There is great determination to train people based on actual experience, adds Carty. "We want to develop the best rounded leaders who can work in differing circumstances—a generation of leaders who can take out the right piece of the leadership tool kit for the job at hand," she says.
A peach of a job
Gazing across Trafalgar Square from the National Portrait Gallery's roof-top restaurant, Diana Spiegelberg reflects on what she's learnt from shadowing the senior management team of one of the world's great galleries.
As part of her placement, she sits in on all the management and curatorial team meetings. "Hearing the gallery's director, Sandy Nairne, talk about the organisation in a variety of different contexts and settings has been fantastic," she says. "My first day was the annual management team away-day, which was a great shortcut to getting insights into the priorities."
Spiegelberg has also been tasked with putting together the Gallery's contribution to the 2012 Cultural Olympiad. "The gallery is all about people who have achieved something in their lives, so that's a starting point in terms of thinking how you inspire people about the Olympics." Her days at the NPG, then, combine sitting in on the management meetings and developing ideas. "This is great because it gives me a reason to talk to people everywhere across the organisation."
The Peach Placement mentoring scheme has given Spiegelberg a unique opportunity to experience and learn from the culture of another organisation.
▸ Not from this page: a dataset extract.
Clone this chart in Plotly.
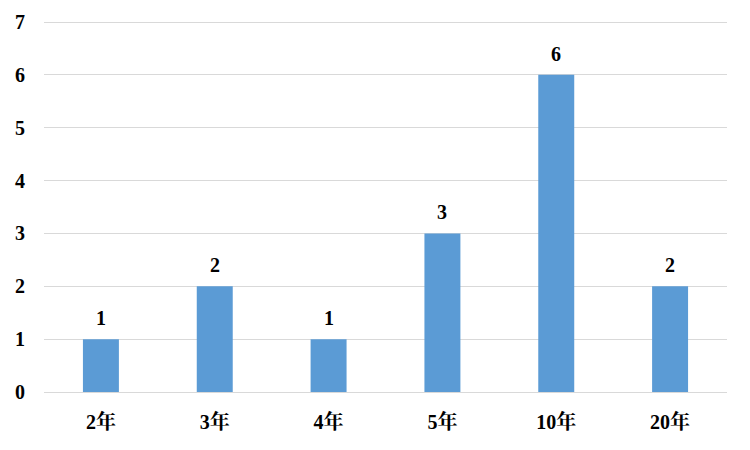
import plotly.graph_objects as go

categories = ["2年", "3年", "4年", "5年", "10年", "20年"]
values = [1, 2, 1, 3, 6, 2]
y_ticks = [0, 1, 2, 3, 4, 5, 6, 7]

FONT = "Times New Roman, Liberation Serif, Noto Serif CJK SC, Noto Sans CJK SC, serif"
TXT = dict(family=FONT, size=20, color="#000000", weight="bold")

fig = go.Figure(
    go.Bar(
        x=categories,
        y=values,
        marker=dict(color="#5B9BD5", line=dict(width=0)),
        hoverinfo="x+y",
    )
)

for c, v in zip(categories, values):
    fig.add_annotation(
        x=c, y=v, text=f"<b>{v}</b>", showarrow=False,
        yanchor="bottom", yshift=8, font=TXT,
    )

# page has an 8px body margin, so margins are compensated
fig.update_layout(
    width=750,
    height=450,
    margin=dict(l=36, r=31, t=12, b=66),
    plot_bgcolor="white",
    paper_bgcolor="white",
    bargap=0.684,
    showlegend=False,
    font=TXT,
)
fig.update_xaxes(
    showgrid=False,
    showline=False,
    ticks="",
    automargin=False,
    ticklabelstandoff=16,
    tickfont=TXT,
)
fig.update_yaxes(
    range=[0, 7.038],
    tickvals=y_ticks,
    showgrid=True,
    gridcolor="#D9D9D9",
    gridwidth=1,
    zeroline=True,
    zerolinecolor="#D9D9D9",
    zerolinewidth=1,
    showline=False,
    ticks="",
    automargin=False,
    ticklabelstandoff=18,
    tickfont=TXT,
)

fig.write_html("out.html")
She has worked at music producers Serious since leaving university and sees herself as an integral part of the company. "Having been at Serious for seven-and-a-half years, it's difficult to get a fresh perspective on management, so this is wonderful," she says.
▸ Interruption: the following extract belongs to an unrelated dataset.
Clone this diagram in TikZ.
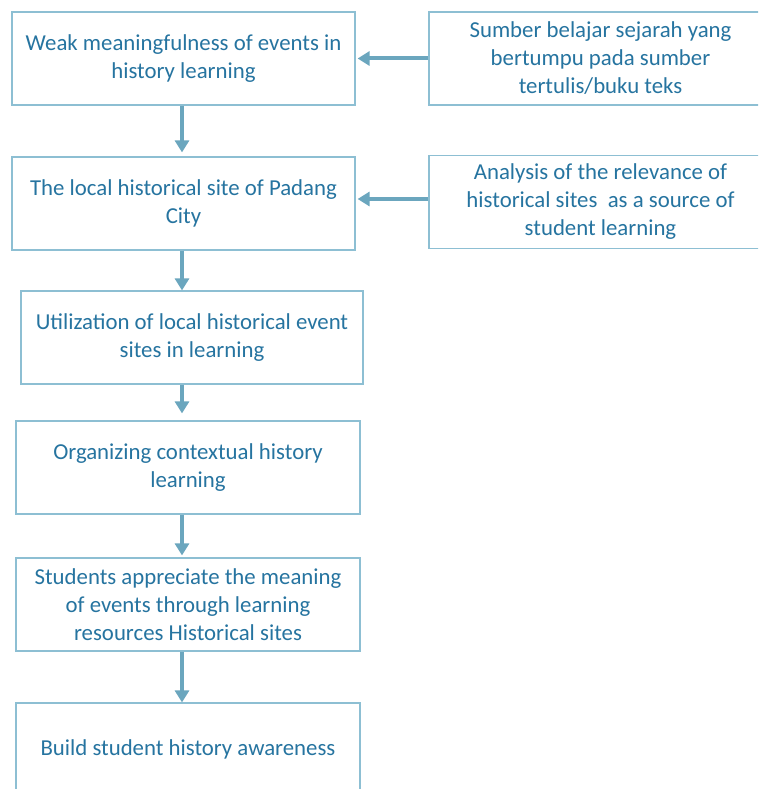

Initially Spiegelberg had deep concerns about the potential impact on Serious, a small company, if she were away for six months. But these were alleviated when she was invited to split her week between the NPG and Serious, with a job share on her three-days-a-week placement.
One lesson she has already learnt about leadership in the cultural sector is that it has to be consultative: "In the cultural sector, in particular, we are all trying to inspire and engage the public on many levels. So the people working within an organisation need to feel passionate about what they are doing and empowered. Everything else follows from that."
The CLP
What is it? Two year, Treasury funded initiative set up in June 2007 with £12m funding and the personal endorsement of Prime Minister Brown.
Aims To nurture the next generation of leaders within the cultural sector, through mid-career job placements
Who's in charge? Hilary Carty, director of the programme, who wants to see leadership development and knowledge-sharing formalised within the sector.